Slaughter morou em seu carro por dois anos enquanto trabalhava no parque. Ele diz que passou grande parte desse tempo tentando encontrar uma vaga segura para dormir, já que os funcionários não podem dormir nos estacionamentos da Disneylândia.
Ele agora tem um pequeno apartamento a uma hora de carro do parque. "Meu aluguel subiu US$ 200 (cerca de R$ 1.100) e não poderei pagá-lo novamente", diz ele.
Slaughter ganha US$ 19,90 (cerca de R$ 107) por hora, graças à lei que garante o salário mínimo aprovada pelo governo municipal em 2018. A Disney lutou sem sucesso contra o aumento salarial, mas os trabalhadores dizem que esse valor ainda não é suficiente para viver com dignidade no sul da Califórnia.
Uma calculadora de salário digno construída pelo Instituto de Tecnologia de Massachusetts (MIT) indica que uma pessoa solteira sem filhos precisaria receber US$ 30,48 (R$ 110) por hora para morar perto da Disneylândia, no condado de Orange, que fica a 48 quilômetros de distância a sudeste de Los Angeles.
Os trabalhadores que falaram à BBC disseram que mantêm seus empregos porque gostam da marca Disney e dependem de generosos benefícios de saúde e do banco de alimentos gerido pelos sindicatos, que alguns trabalhadores descrevem como uma tábua de salvação.

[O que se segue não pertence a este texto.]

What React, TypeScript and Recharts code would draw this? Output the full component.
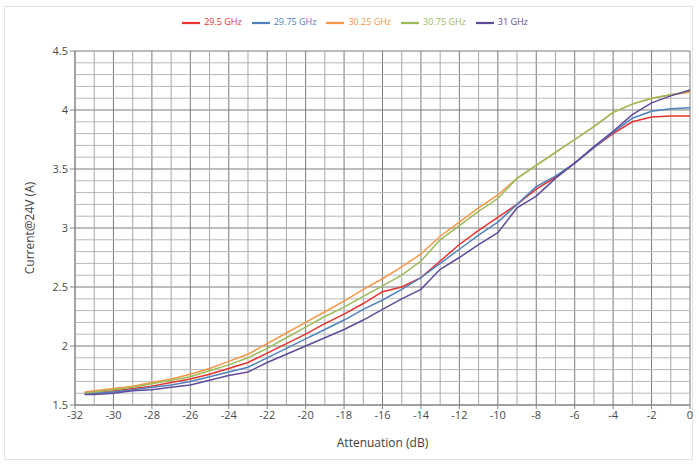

A Disney afirma estar comprometida em negociar com seus "membros do elenco", termo que a empresa usa para se referir aos funcionários que interpretam personagens, como princesas e piratas, bem como aos chefs de cozinha ou zeladores que mantêm o parque.
"Respeitamos e valorizamos os membros do nosso elenco e reconhecemos o importante papel que desempenham na criação de felicidade para os nossos hóspedes", afirmou a Disney em comunicado.
A empresa afirmou que as negociações com os sindicatos que representam os seus trabalhadores serão retomadas no dia 22 de julho.
A empresa disse que está comprometida em chegar a um acordo que "se concentre no que é mais importante para nossos atuais membros do elenco, nos ajude a atrair novos membros e a posicionar o Disneyland Resort para o crescimento e a criação de mais empregos".